酸アルカリ系排水
【様々な化学薬品の使用目的】
密着性がよいめっき皮膜を得るためには、各めっき処理をする前に、脱脂、脱錆、電解活性、浸漬活性などにより、金属表面を清浄にしなくてはなりません。これを前処理といいます。

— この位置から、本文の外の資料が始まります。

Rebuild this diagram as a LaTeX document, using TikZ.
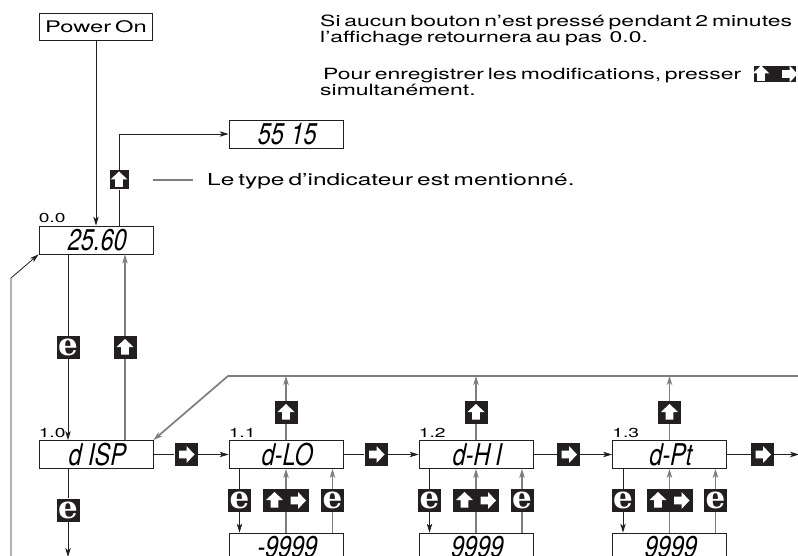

また、各表面処理に使用する浴中には、めっき金属イオン供給塩、電導塩、
緩衝剤、光沢剤など様々な薬品が添加されています。
更に、めっきの後にも被膜生成剤、被膜安定剤、撥水剤などを使用しめっき面の保護などをします。これを後処理といいます。
各工程で使用する主な化学薬品は以下の通りです。
- 脱脂工程
苛性ソーダ、炭酸ソーダ、燐酸ソーダ等アルカリ性の薬品を使用し、金属表面の油分を鹸化作用によって脱脂します。
- 脱錆工程(酸浸せき)
金属表面の錆を塩酸等によって溶解し除去します。
- 酸洗い工程
塩酸、硫酸、硝酸およびそれらの混酸で金属表面を研磨溶解します。
- 電解洗浄工程
脱脂液と同様の液中で陰極陽極処理によって脱脂活性します。
- 活性化工程
めっき液の性状にあわせ酸または混酸・アルカリでめっきのつきやすいように金属表面を活性化します。
- めっき・アルマイト工程
酸・アルカリ(硫酸、炭酸ニッケル等)、金属イオン補給塩(塩化ニッケル、硫酸ニッケル、硫酸銅等)、導電塩、
緩衝剤(ホウ酸等)、光沢剤などにより調合された液によってめっきをします。
- 後処理工程
めっき表面の変色防止・皮膜安定化・乾燥を良くするための撥水剤などを使います。
【酸アルカリ系排水の発生理由】
各々の工程で金属素材を目的に従った溶液に浸漬した後、次工程に薬品を持ち込まないようにするために、十分な水洗を必要とします。
これを水洗工程といいます。
その際、様々な化学薬品や金属イオンを含んだ水洗水が発生し、水洗槽が濃くなるに従ってこれを廃棄します。